Moreover, CBG offers significant developmental benefits. It can generate stable rural income streams through the monetisation of agricultural and organic waste, while simultaneously addressing waste management challenges. Furthermore, the production of organic fertilisers as a by-product strengthens agricultural sustainability by reducing dependence on chemical inputs. Taken together, CBG holds the potential to create a more circular, resilient and locally anchored energy-agriculture ecosystem.

CBG is hence expected to find a well-integrated role in the energy ecosystem. In this direction, both the government and the PNGRB are implementing various regulatory and tariff reforms to support its development and adoption.
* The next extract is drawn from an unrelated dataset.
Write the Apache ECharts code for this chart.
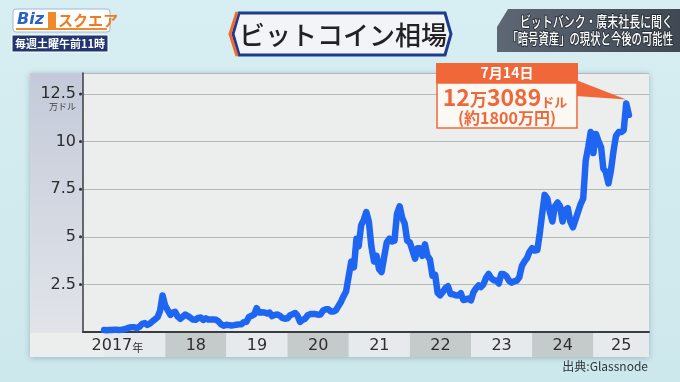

What is the role of energy storage in supporting India’s energy security? What is the current status?

Energy storage remains a relatively underdeveloped yet critical pillar of India’s energy ecosystem. In the absence of adequate storage capacity, short-term shocks can quickly translate into broader energy insecurity, particularly during periods of geopolitical or market instability. This highlights the need for a more robust buffer mechanism, with strategic reserves to ensure the continuity of supply during crises.

Expanding storage infrastructure will also enhance national energy security and strengthen resilience across the energy value chain. Therefore, a more integrated approach is required, wherein storage planning is incorporated within the broader energy policy. While some progress has been made in this regard, further efforts are needed to ensure that potential crisis situations can be effectively managed and addressed.

How would you assess the policy environment? What are the key priorities?

The policy environment has become more facilitative, backed by regulatory support measures such as control orders from the Ministry, expedited approvals, incentives for utilities to achieve their minimum work programme targets and rationalised permission charges. PNG has become a policy priority, with broader plans such as LPG-free urban centres gaining traction.

However, the translation of these policy enablers into on-ground pipeline expansion remains uneven. Expansion is constrained by pipeline gaps, execution delays and coordination issues. Addressing these gaps requires faster and efficient infrastructure development and a more synchronised, execution-focused approach across stakeholders to ensure a timely roll-out.

A critical focus area lies in prioritising pipeline connectivity within Tier 1 and Tier 2 cities, where population density and existing infrastructure provide a strong foundation and opportunity for rapid scale-up. Accelerating PNG connections in these regions could potentially replace nearly 40 million LPG connections, thereby reducing import dependence and enabling more efficient allocation of LPG for commercial and industrial usage. This would require a focused strategy that prioritises these regions, supported by time-bound approvals, and allocation of LPG to the commercial and industrial sectors, among other measures.

The development of CNG station infrastructure must also be intensified to support both transport and industrial demand.

What is your outlook for the sector?

At a broader level, India’s energy transition has entered a decisive and complex phase that necessitates a careful balancing of immediate operational priorities with long-term strategic objectives. The CGD sector, anchored in domestic resource utilisation and reinforced by ongoing regulatory reforms, is well positioned to function as a critical bridge in this transition towards cleaner and more sustainable fuels.

Rising awareness and acceptance of cleaner energy alternatives are driving a steady increase in demand for gas-based solutions across segments. Meanwhile, domestic production levels remain broadly adequate to meet priority consumption needs, particularly in the household and transport sectors, which continue to drive demand.

The way forward for CGD lies in a more integrated, coordinated and execution-focused approach across stakeholders, combining policy stability with institutional efficiency and market-based incentives. A sustained focus on self-reliance, aligned with domestic capabilities and long-term objectives, will strengthen resilience, efficiency and adaptability.